Would I recommend the job to my kids?

Sure. But not as a career.

I've said it before -- anyone who stays in an entry level position expecting to make it a career shouldn't be surprised when they hit a ceiling as far as pay goes.
 
Does AA have enough cash on hand to use a FA strike to temporarily halt operations, declare bankruptcy, and rebuild a leaner, more cost-efficient operation with more focus on Eagle producing the domestic lift?

My prediction is that a work stoppage by any of the represented groups will result in a prompt Ch 11 filing. In the old days, when airlines had profitable operations to protect, the companies would generally settle quickly in order to prevent damage to the profit streams. Over the past decade, AA reported annual profits only twice, and both were very modest. Why would management settle a strike quickly today?

I'm skeptical that the Ch 11 filing would result in any rebuild of a leaner, more cost-efficient operation and I doubt it would involve any expansion of Eagle. More likely (IMO), the bankruptcy would result in the first liquidation of a big airline in many years.
 
My prediction is that a work stoppage by any of the represented groups will result in a prompt Ch 11 filing. In the old days, when airlines had profitable operations to protect, the companies would generally settle quickly in order to prevent damage to the profit streams. Over the past decade, AA reported annual profits only twice, and both were very modest. Why would management settle a strike quickly today?

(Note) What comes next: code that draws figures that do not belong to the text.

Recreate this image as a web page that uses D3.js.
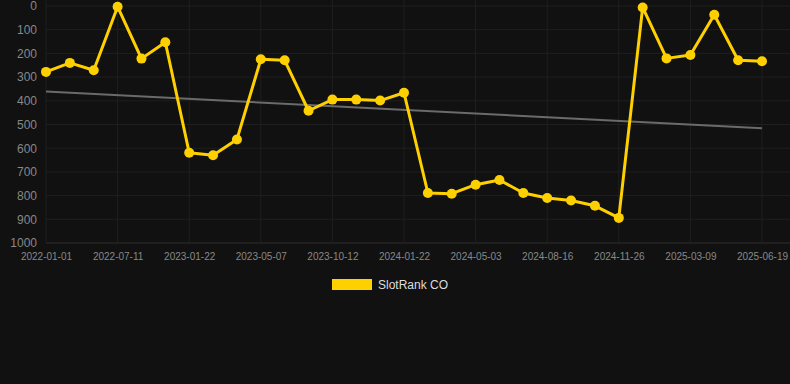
<!DOCTYPE html>
<html>
<head>
<meta charset="utf-8">
<script src="https://cdn.jsdelivr.net/npm/d3@7"></script>
<style>
  html, body { margin: 0; padding: 0; background: #111111; }
  svg { display: block; }
</style>
</head>
<body>
<svg id="chart"></svg>
<script>
// rank per sample, 31 samples evenly spaced on a category axis
const ranks = [278, 240, 271, 3, 222, 153, 619, 630, 563, 225, 229, 442, 395, 395, 399, 366,
               789, 792, 754, 734, 789, 810, 821, 843, 894, 6, 221, 207, 37, 229, 233]
// labels shown on every third sample
const tickLabels = ['2022-01-01', '2022-07-11', '2023-01-22', '2023-05-07', '2023-10-12', '2024-01-22',
                    '2024-05-03', '2024-08-16', '2024-11-26', '2025-03-09', '2025-06-19']
const yTicks = [0, 100, 200, 300, 400, 500, 600, 700, 800, 900, 1000]
const seriesName = 'SlotRank CO'

const fullWidth = 790
const fullHeight = 384
const plot = { left: 46, right: 762, top: 6, bottom: 243, gridRight: 790 }

const svg = d3.select('#chart')
    .attr('width', fullWidth)
    .attr('height', fullHeight)

svg.append('rect')
    .attr('width', fullWidth)
    .attr('height', fullHeight)
    .attr('fill', '#111111')

const xScale = d3.scaleLinear()
    .domain([0, ranks.length - 1])
    .range([plot.left, plot.right])

const yScale = d3.scaleLinear()
    .domain([0, 1000])
    .range([plot.top, plot.bottom])

const tickIdx = tickLabels.map((_, i) => i * 3)

// grid
const grid = svg.append('g')
grid.selectAll('line.h')
    .data(yTicks)
    .enter().append('line')
        .attr('x1', plot.left)
        .attr('x2', plot.gridRight)
        .attr('y1', d => yScale(d))
        .attr('y2', d => yScale(d))
        .attr('stroke', d => d === 1000 ? '#2e2e2e' : '#1f1f1f')
        .attr('stroke-width', 1)
grid.selectAll('line.v')
    .data(tickIdx)
    .enter().append('line')
        .attr('x1', d => xScale(d))
        .attr('x2', d => xScale(d))
        .attr('y1', 0)
        .attr('y2', plot.bottom)
        .attr('stroke', '#1f1f1f')
        .attr('stroke-width', 1)

// y axis
const yAxis = svg.append('g')
    .attr('transform', `translate(${plot.left - 9}, 0)`)
    .call(d3.axisLeft(yScale).tickValues(yTicks).tickFormat(d3.format('d')).tickSize(0).tickPadding(0))
yAxis.select('.domain').remove()
yAxis.selectAll('text')
    .attr('fill', '#888888')
    .attr('font-family', 'Liberation Sans, Arial, sans-serif')
    .attr('font-size', '12px')

// x axis
const xAxis = svg.append('g')
    .attr('transform', `translate(0, ${plot.bottom + 4})`)
    .call(d3.axisBottom(xScale)
        .tickValues(tickIdx)
        .tickFormat((d, i) => tickLabels[i])
        .tickSize(0)
        .tickPadding(6))
xAxis.select('.domain').remove()
xAxis.selectAll('text')
    .attr('fill', '#888888')
    .attr('font-family', 'Liberation Sans, Arial, sans-serif')
    .attr('font-size', '10px')

// trend line (least squares over the samples)
const n = ranks.length
const meanX = d3.mean(ranks, (_, i) => i)
const meanY = d3.mean(ranks)
const slope = d3.sum(ranks, (v, i) => (i - meanX) * (v - meanY)) / d3.sum(ranks, (_, i) => (i - meanX) ** 2)
const intercept = meanY - slope * meanX
const trend = [0, n - 1].map(i => [i, intercept + slope * i])

svg.append('path')
    .datum(trend)
    .attr('fill', 'none')
    .attr('stroke', '#6b6b6b')
    .attr('stroke-width', 2)
    .attr('d', d3.line().x(d => xScale(d[0])).y(d => yScale(d[1])))

// series
svg.append('path')
    .datum(ranks)
    .attr('fill', 'none')
    .attr('stroke', '#FFD000')
    .attr('stroke-width', 3)
    .attr('stroke-linejoin', 'round')
    .attr('d', d3.line().x((_, i) => xScale(i)).y(d => yScale(d)))

svg.append('g')
    .selectAll('circle')
    .data(ranks)
    .enter().append('circle')
        .attr('cx', (_, i) => xScale(i))
        .attr('cy', d => yScale(d))
        .attr('r', 5)
        .attr('fill', '#FFD000')

// legend
const legend = svg.append('g').attr('transform', 'translate(332, 279)')
legend.append('rect')
    .attr('width', 40)
    .attr('height', 11)
    .attr('fill', '#FFD000')
legend.append('text')
    .attr('x', 46)
    .attr('y', 10)
    .attr('fill', '#dddddd')
    .attr('font-family', 'Liberation Sans, Arial, sans-serif')
    .attr('font-size', '12px')
    .text(seriesName)
</script>
</body>
</html>
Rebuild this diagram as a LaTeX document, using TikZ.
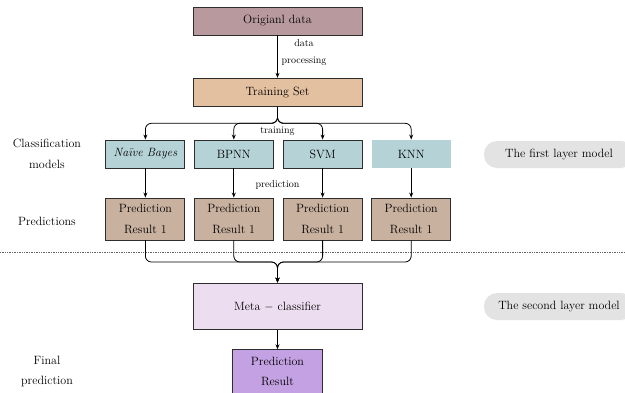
\documentclass[tikz,border=0pt]{standalone}
\usepackage{fontspec}
\usetikzlibrary{arrows.meta}
\definecolor{cOrig}{RGB}{184,154,158}
\definecolor{cTrain}{RGB}{227,192,160}
\definecolor{cModel}{RGB}{181,211,214}
\definecolor{cPred}{RGB}{201,177,160}
\definecolor{cMeta}{RGB}{237,221,240}
\definecolor{cFinal}{RGB}{196,161,226}
\definecolor{cGrey}{RGB}{227,227,227}
\definecolor{cBorder}{RGB}{45,45,45}
\tikzset{
  x=1pt, y=-1pt,
  bigfont/.style={font=\fontsize{12}{14.5}\selectfont},
  smallfont/.style={font=\fontsize{10}{12}\selectfont},
  box/.style={bigfont, draw=cBorder, line width=0.9pt, inner sep=0pt, align=center},
  widebox/.style={box, minimum width=169pt},
  modelbox/.style={box, fill=cModel, minimum width=79pt, minimum height=28pt},
  predbox/.style={box, fill=cPred, minimum width=79pt, minimum height=42pt},
  layerbox/.style={bigfont, fill=cGrey, rounded corners=13pt, minimum width=150pt, minimum height=27pt, inner sep=0pt},
  sidelabel/.style={bigfont, align=center, inner sep=0pt},
  edgelabel/.style={smallfont, align=center, inner sep=0pt},
  conn/.style={line width=0.8pt, -{Stealth[length=5pt,width=4pt]}, rounded corners=6pt},
}
\begin{document}
\begin{tikzpicture}
\useasboundingbox (0,0) rectangle (625,392);

% main column
\node[widebox, fill=cOrig, minimum height=28pt] (od) at (277.5,21) {Origianl data};
\node[widebox, fill=cTrain, minimum height=28pt] (ts) at (277.5,92.3) {Training Set};

% models
\node[modelbox] (nb) at (145.4,154) {\textit{Naïve Bayes}};
\node[modelbox] (bp) at (233.8,154) {BPNN};
\node[modelbox] (sv) at (322.6,154) {SVM};
\node[modelbox, draw=none] (kn) at (411.2,154) {KNN};

% predictions
\node[predbox] (p1) at (145.4,219) {Prediction\\[6pt]Result 1};
\node[predbox] (p2) at (233.8,219) {Prediction\\[6pt]Result 1};
\node[predbox] (p3) at (322.6,219) {Prediction\\[6pt]Result 1};
\node[predbox] (p4) at (411.2,219) {Prediction\\[6pt]Result 1};

% meta and final
\node[widebox, fill=cMeta, minimum height=46.5pt] (meta) at (277.5,306.3) {Meta $-$ classifier};
\node[box, fill=cFinal, minimum width=90.5pt, minimum height=43.5pt] (fin) at (277.5,371.5) {Prediction\\[6pt]Result};

% side labels
\node[sidelabel] (lcls) at (47,154) {Classification\\[6pt]models};
\node[sidelabel] (lpred) at (47,221) {Predictions};
\node[sidelabel] (lfin) at (47,371.7) {Final\\[6pt]prediction};

% layer boxes
\node[layerbox] (l1) at (559,154.5) {The first layer model};
\node[layerbox] (l2) at (559,306.5) {The second layer model};

% dashed separator
\coordinate (dl) at (0,252.7);
\coordinate (dr) at (625,252.7);
\draw[gray!80!black, line width=0.8pt, dash pattern=on 1pt off 0.7pt] (dl) -- (dr);

% connectors
\draw[conn] (od) -- (ts);
\node[edgelabel] (ldp) at (304,52.5) {data\\[5pt]processing};

\coordinate (split) at (277.5,123.3);
\draw[conn] (ts.south) -- (split) -| (nb.north);
\draw[conn] (ts.south) -- (split) -| (bp.north);
\draw[conn] (ts.south) -- (split) -| (sv.north);
\draw[conn] (ts.south) -- (split) -| (kn.north);
\node[edgelabel] (ltr) at (277.5,131) {training};

\draw[conn] (nb) -- (p1);
\draw[conn] (bp) -- (p2);
\draw[conn] (sv) -- (p3);
\draw[conn] (kn) -- (p4);
\node[edgelabel] (lpr) at (277.5,185) {prediction};

\coordinate (merge) at (277.5,262);
\draw[conn] (p1.south) |- (merge) -- (meta.north);
\draw[conn] (p2.south) |- (merge) -- (meta.north);
\draw[conn] (p3.south) |- (merge) -- (meta.north);
\draw[conn] (p4.south) |- (merge) -- (meta.north);

\draw[conn] (meta) -- (fin);
\end{tikzpicture}
\end{document}
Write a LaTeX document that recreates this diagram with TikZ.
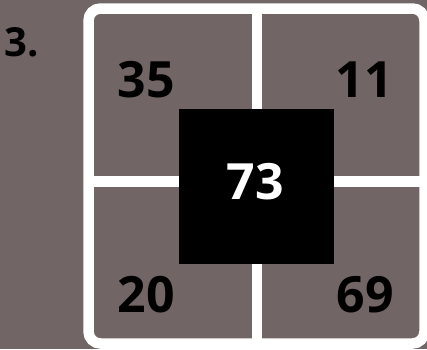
\documentclass[tikz,border=0pt]{standalone}
\usepackage{fontspec}
\setmainfont{Open Sans}
\definecolor{bgc}{HTML}{716565}
\tikzset{
  num/.style={font=\fontsize{50}{50}\selectfont\bfseries, text=black, inner sep=0pt, anchor=base},
  frame/.style={draw=white, line width=10.5pt, rounded corners=12pt},
  divider/.style={draw=white, line width=10.5pt}
}
\begin{document}
\begin{tikzpicture}[x=1pt,y=-1pt]
\useasboundingbox (0,0) rectangle (427,349);
\fill[bgc] (0,0) rectangle (427,349);
\coordinate (tl) at (88.5,8.5);
\coordinate (br) at (424.5,343.5);
\coordinate (vt) at (257,8.5);
\coordinate (vb) at (257,343.5);
\coordinate (hl) at (88.5,181.5);
\coordinate (hr) at (424.5,181.5);
\draw[divider] (vt) -- (vb);
\draw[divider] (hl) -- (hr);
\draw[frame] (tl) rectangle (br);
\node[fill=black, minimum size=155pt, inner sep=0pt, anchor=north west] (sq) at (179,109) {};
\node[num] (n35) at (146,97.5) {35};
\node[num] (n11) at (364.5,97) {11};
\node[num] (n20) at (146.5,312) {20};
\node[num] (n69) at (365.5,312.5) {69};
\node[num, text=white] (n73) at (255.5,199.5) {73};
\node[font=\fontsize{40}{40}\selectfont\bfseries, inner sep=0pt, anchor=base west] (lbl) at (4,56) {3.};
\end{tikzpicture}
\end{document}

I'm skeptical that the Ch 11 filing would result in any rebuild of a leaner, more cost-efficient operation and I doubt it would involve any expansion of Eagle. More likely (IMO), the bankruptcy would result in the first liquidation of a big airline in many years.

Perhaps, then so be it. More room for SWA to grow. With all the excess capacity gone from the system the survivors would expand and hire those who left AA and still wanted to remain in this industry just like AA and all the others scooped up the experienced EAL guys.
 
Would I recommend the job to my kids?

Sure. But not as a career.

I've said it before -- anyone who stays in an entry level position expecting to make it a career shouldn't be surprised when they hit a ceiling as far as pay goes.

Such arrogance. Its a wonder you left.

So I guess that Doctors, electricians, plumbers etc are all entry level positions as well in your book and all should just accept what people like you, who cant do what we do, want to pay?

I dont mind a ceiling, which is $46/hr for what I do, but I object to being pushed to the floor.
 
Such arrogance. Its a wonder you left.

So I guess that Doctors, electricians, plumbers etc are all entry level positions as well in your book and all should just accept what people like you, who cant do what we do, want to pay?

I dont mind a ceiling, which is $46/hr for what I do, but I object to being pushed to the floor.

Bob, you sometimes think the discussion is all about you and only about mechanics. It's pretty clear (at least to me) that eolesen was talking about flight attendants and perhaps agents and fleet. Pilots and mechanics, on the other hand, are positions where the experience benefit is a little more obvious.
 
Would I recommend the job to my kids?

Sure. But not as a career.

I've said it before -- anyone who stays in an entry level position expecting to make it a career shouldn't be surprised when they hit a ceiling as far as pay goes.

Entry level...Career...Ceiling. I guess an employee needs to progress to upper management where there is no ceiling making a career out of screwing the entry level person???